_What the task asks_. The line holding "(24,120) rectangle (842,131);" is the last one to output; start at the first line of the data, keep every line in between exactly, and leave out pictures.
■ ■ ■ ■
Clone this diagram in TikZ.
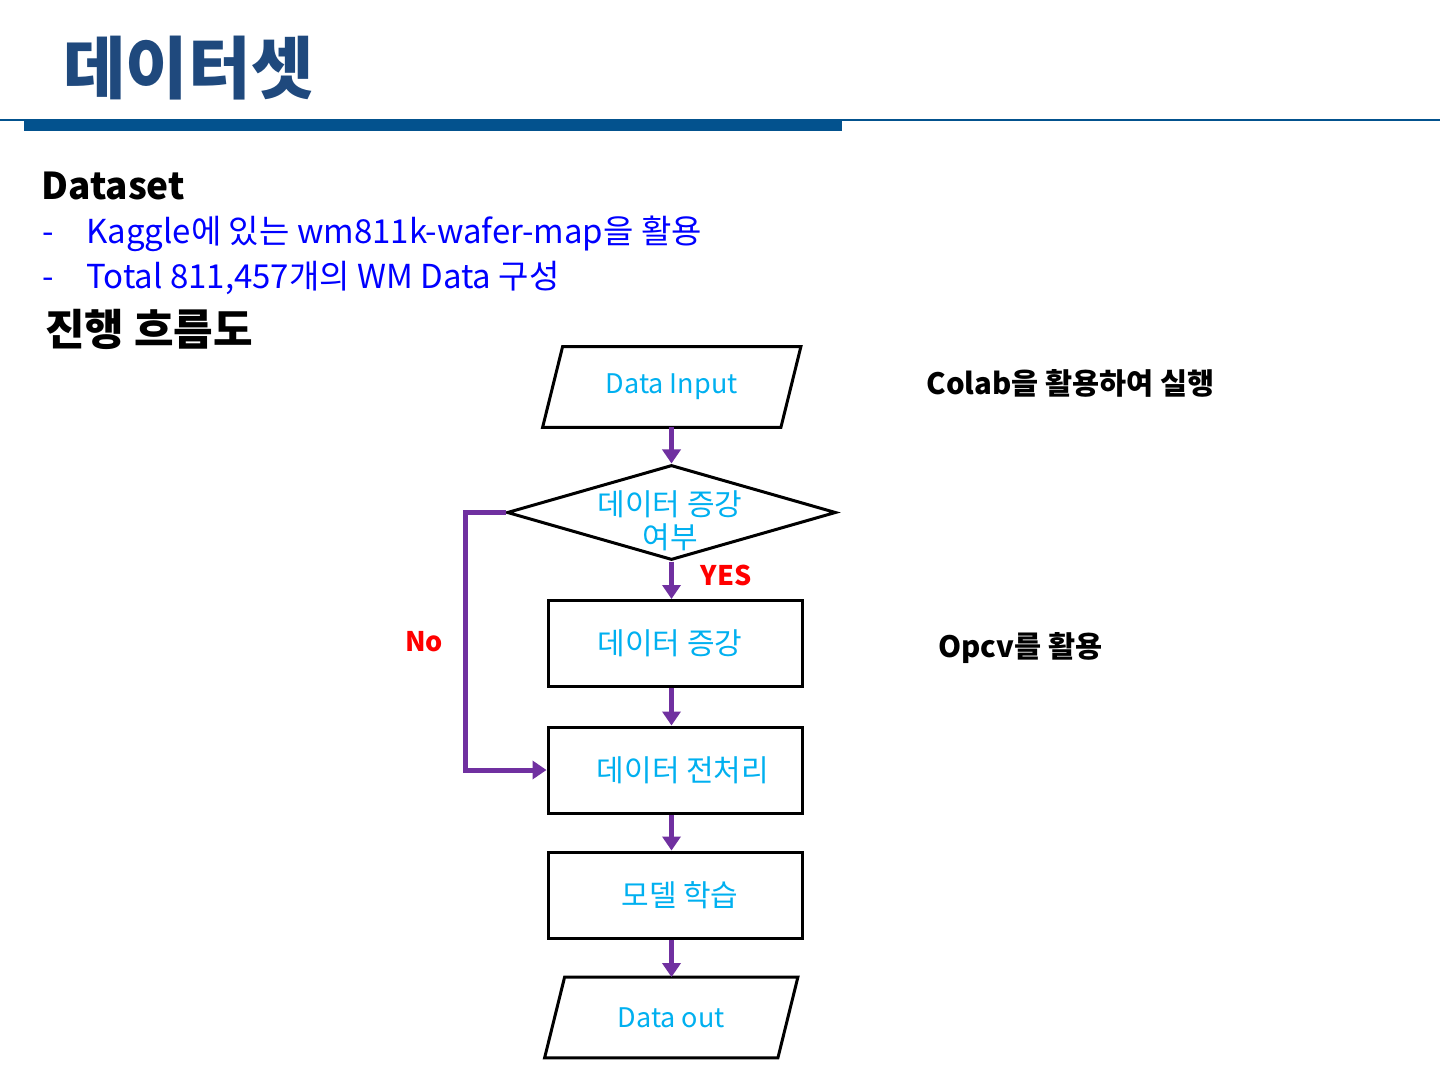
\documentclass[tikz,border=0pt]{standalone}
\usepackage{fontspec}
\setmainfont{Noto Sans CJK KR}
\usetikzlibrary{arrows.meta,shapes.geometric,calc}
\definecolor{titleblue}{RGB}{31,73,125}
\definecolor{barblue}{RGB}{3,82,142}
\definecolor{cyantext}{RGB}{0,176,240}
\definecolor{purp}{RGB}{112,48,160}
\definecolor{bluetext}{RGB}{0,0,255}
\begin{document}
\begin{tikzpicture}[x=0.5pt,y=-0.5pt,
  fc/.style={font=\fontsize{13.5}{16}\selectfont, text=cyantext, inner sep=0pt},
  fk/.style={font=\fontsize{15}{17}\selectfont, text=cyantext, inner sep=0pt},
  box/.style={fk, draw=black, line width=1.5pt, minimum width=127pt, minimum height=43pt},
  para/.style={fc, minimum height=40pt},
  outline/.style={draw=black, line width=1.5pt, line join=miter},
  arr/.style={draw=purp, line width=2.5pt, -{Triangle[width=9pt,length=7pt]}},
  side/.style={font=\fontsize{14.7}{17}\selectfont\bfseries, anchor=west, inner sep=0pt},
  flag/.style={font=\fontsize{13.5}{16}\selectfont\bfseries, text=red, inner sep=0pt},
  bullet/.style={font=\fontsize{16.5}{20}\selectfont, text=bluetext, anchor=base west, inner sep=0pt}
]
\useasboundingbox (0,0) rectangle (1440,1080);
\fill[white] (0,0) rectangle (1440,1080);

% header
\node[anchor=west, inner sep=0pt, text=titleblue, font=\fontsize{34}{38}\selectfont\bfseries] (title) at (63,68) {데이터셋};
\fill[barblue] (0,119) rectangle (1440,121);
\fill[barblue] (24,120) rectangle (842,131);

% body text
\node[anchor=base west, inner sep=0pt, font=\fontsize{18.5}{22}\selectfont\bfseries] (ds) at (41,200) {Dataset};
\node[bullet] (d1) at (42,244) {-};
\node[bullet] (t1) at (86,244) {Kaggle에 있는 wm811k-wafer-map을 활용};
\node[bullet] (d2) at (42,289) {-};
\node[bullet] (t2) at (86,289) {Total 811,457개의 WM Data 구성};
\node[anchor=west, inner sep=0pt, font=\fontsize{21.5}{24}\selectfont\bfseries] (flow) at (45,329) {진행 흐름도};

% flowchart nodes
\node[para, minimum width=118.75pt] (in) at (671.75,387) {Data Input};
\draw[outline] ($(in.north west)+(10,0)$) -- ($(in.north east)+(10,0)$) -- ($(in.south east)+(-10,0)$) -- ($(in.south west)+(-10,0)$) -- cycle;

\node[diamond, outline, minimum width=164.5pt, minimum height=47.5pt, inner sep=0pt] (dia) at (671.5,512.5) {};
\node[fk, align=center, font=\fontsize{15}{16.5}\selectfont] (diat) at (670,521) {데이터 증강\\여부};

\node[box] (b1) at (675,643.5) {\hspace*{-5pt}데이터 증강};
\node[box] (b2) at (675,770) {\hspace*{8pt}데이터 전처리};
\node[box] (b3) at (675,895) {\hspace*{5pt}모델 학습};

\node[para, minimum width=116.25pt] (out) at (671.25,1017.5) {Data out};
\draw[outline] ($(out.north west)+(10,0)$) -- ($(out.north east)+(10,0)$) -- ($(out.south east)+(-10,0)$) -- ($(out.south west)+(-10,0)$) -- cycle;

% connectors
\draw[arr] (in.south -| dia.north) -- (dia.north);
\draw[arr] (dia.south) -- (b1.north -| dia.south);
\draw[arr] (b1.south -| dia.south) -- (b2.north -| dia.south);
\draw[arr] (b2.south -| dia.south) -- (b3.north -| dia.south);
\draw[arr] (b3.south -| dia.south) -- (out.north -| dia.south);
\draw[arr] (dia.west) -- ++(-40,0) |- (b2.west);

\node[flag] (yes) at (726,575) {YES};
\node[flag] (no) at (424,642) {No};

% side notes
\node[side] (n1) at (926,383) {Colab을 활용하여 실행};
\node[side] (n2) at (938,648) {Opcv를 활용};
\end{tikzpicture}
\end{document}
■ ■ ■ ■
_Full response_.
Clone this diagram in TikZ.
\documentclass[tikz,border=0pt]{standalone}
\usepackage{fontspec}
\setmainfont{Noto Sans CJK KR}
\usetikzlibrary{arrows.meta,shapes.geometric,calc}
\definecolor{titleblue}{RGB}{31,73,125}
\definecolor{barblue}{RGB}{3,82,142}
\definecolor{cyantext}{RGB}{0,176,240}
\definecolor{purp}{RGB}{112,48,160}
\definecolor{bluetext}{RGB}{0,0,255}
\begin{document}
\begin{tikzpicture}[x=0.5pt,y=-0.5pt,
  fc/.style={font=\fontsize{13.5}{16}\selectfont, text=cyantext, inner sep=0pt},
  fk/.style={font=\fontsize{15}{17}\selectfont, text=cyantext, inner sep=0pt},
  box/.style={fk, draw=black, line width=1.5pt, minimum width=127pt, minimum height=43pt},
  para/.style={fc, minimum height=40pt},
  outline/.style={draw=black, line width=1.5pt, line join=miter},
  arr/.style={draw=purp, line width=2.5pt, -{Triangle[width=9pt,length=7pt]}},
  side/.style={font=\fontsize{14.7}{17}\selectfont\bfseries, anchor=west, inner sep=0pt},
  flag/.style={font=\fontsize{13.5}{16}\selectfont\bfseries, text=red, inner sep=0pt},
  bullet/.style={font=\fontsize{16.5}{20}\selectfont, text=bluetext, anchor=base west, inner sep=0pt}
]
\useasboundingbox (0,0) rectangle (1440,1080);
\fill[white] (0,0) rectangle (1440,1080);

% header
\node[anchor=west, inner sep=0pt, text=titleblue, font=\fontsize{34}{38}\selectfont\bfseries] (title) at (63,68) {데이터셋};
\fill[barblue] (0,119) rectangle (1440,121);
\fill[barblue] (24,120) rectangle (842,131);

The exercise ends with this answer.